Ecosystem service availability in view of long‐term land‐use changes: a regional case study in the Czech Republic
Author(s) -
Frélichová Jana,
Fanta Josef
Publication year - 2015
Publication title -
ecosystem health and sustainability
Language(s) - English
Resource type - Journals
SCImago Journal Rank - 0.956
H-Index - 21
ISSN - 2332-8878
DOI - 10.1890/ehs15-0024.1
Subject(s) - ecosystem services , arable land , provisioning , environmental resource management , land use , agriculture , czech , agricultural land , ecosystem , land use, land use change and forestry , geography , environmental protection , environmental science , ecology , computer science , linguistics , philosophy , biology , telecommunications , archaeology
This study aims to analyze how changes in land use influenced the delivery of ecosystem services in Cezava, a South Moravian agricultural region in the Czech Republic, in the period of 1845–2010. An observation of this period covering more than 160 years made it possible to reflect on social forces driving processes of transformation in the country.
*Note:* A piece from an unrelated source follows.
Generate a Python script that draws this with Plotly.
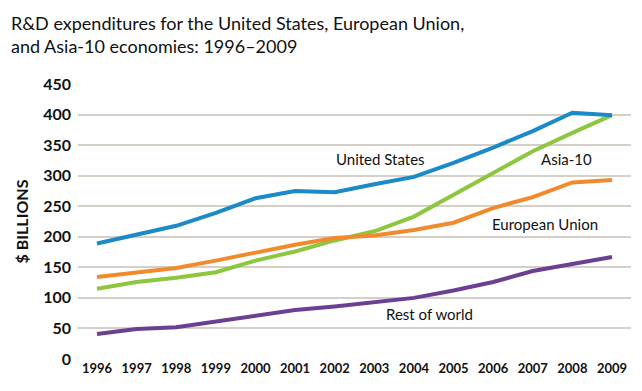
import plotly.graph_objects as go

years = list(range(1996, 2010))
united_states = [189, 204, 218, 239, 263, 275, 273, 286, 298, 321, 346, 373, 403, 399]
european_union = [134, 141, 149, 161, 174, 187, 198, 202, 211, 223, 247, 265, 289, 293]
asia_10 = [115, 126, 133, 142, 161, 176, 194, 209, 233, 269, 305, 340, 370, 399]
rest_of_world = [41, 49, 52, 61, 70, 80, 86, 93, 100, 112, 126, 144, 156, 167]

y_ticks = [0, 50, 100, 150, 200, 250, 300, 350, 400, 450]

series = [
    ("Rest of world", rest_of_world, "#6b3f91"),
    ("Asia-10", asia_10, "#8dc63f"),
    ("European Union", european_union, "#f08a2c"),
    ("United States", united_states, "#1b8ac6"),
]

FONT = "Lato"

fig = go.Figure()
for name, vals, color in series:
    fig.add_trace(go.Scatter(x=years, y=vals, mode="lines", name=name,
                             line=dict(color=color, width=4), showlegend=False))

labels = [
    ("United States", 2003.15, 327),
    ("Asia-10", 2007.85, 327),
    ("European Union", 2007.3, 221),
    ("Rest of world", 2004.4, 74),
]
for text, x, y in labels:
    fig.add_annotation(x=x, y=y, text=text, showarrow=False,
                       font=dict(family=FONT, size=15, color="#111111"))

fig.add_annotation(
    xref="paper", yref="paper", x=-0.125, y=1.27, xanchor="left", yanchor="top",
    align="left", showarrow=False,
    text="R&D expenditures for the United States, European Union,<br>and Asia-10 economies: 1996\u20132009",
    font=dict(family=FONT, size=18, color="#111111"),
)

fig.update_layout(
    width=634, height=383,
    margin=dict(l=70, r=11, t=76, b=32),
    paper_bgcolor="white", plot_bgcolor="white",
    xaxis=dict(
        range=[1995.52, 2009.48], tickmode="array", tickvals=years,
        ticktext=[str(y) for y in years], showgrid=False, zeroline=False,
        showline=False, ticks="",
        tickfont=dict(family=FONT, size=13, color="#111111", weight="bold"),
    ),
    yaxis=dict(
        range=[0, 450], tickmode="array", tickvals=y_ticks,
        showgrid=True, gridcolor="#d6cfc7", gridwidth=1.5, zeroline=False,
        showline=False, ticks="", ticklabelstandoff=6,
        tickfont=dict(family=FONT, size=16, color="#111111", weight="bold"),
        title=dict(text="$ BILLIONS", standoff=10,
                   font=dict(family=FONT, size=16, color="#111111", weight="bold")),
    ),
)

fig.write_html("out.html")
To capture the landscape multifunctionality and to indicate the environmental quality of the area under study, seven services provided in parallel by arable land, forests, and bodies of water were studied. The quantification of ecosystem services is based primarily on the transfer of values from the existing literature and on chronicle reviews and map analysis. Because looking back to the more distant past is a challenge and reliable information resources are lacking, a simple scoring method defining the functional features of the ecosystems was applied in order to evaluate the change of qualitative characteristics of the observed ecosystems. Besides that, the findings of these integrated assessments were supported by an analysis performed using landscape metrics. A comparison of service provision over the decades revealed that regulating and cultural services were significantly reduced, while provisioning services increased due to the proliferation of arable land, land consolidation, and agricultural intensification. However, a trend of improvement in the delivery of ecosystem services was introduced after 1990. Despite several uncertainties, this study demonstrates that it is possible to analyze long‐term land‐use trends to generate more meaningful, spatially explicit information, which can form the basis for landscape planning and ecosystem management.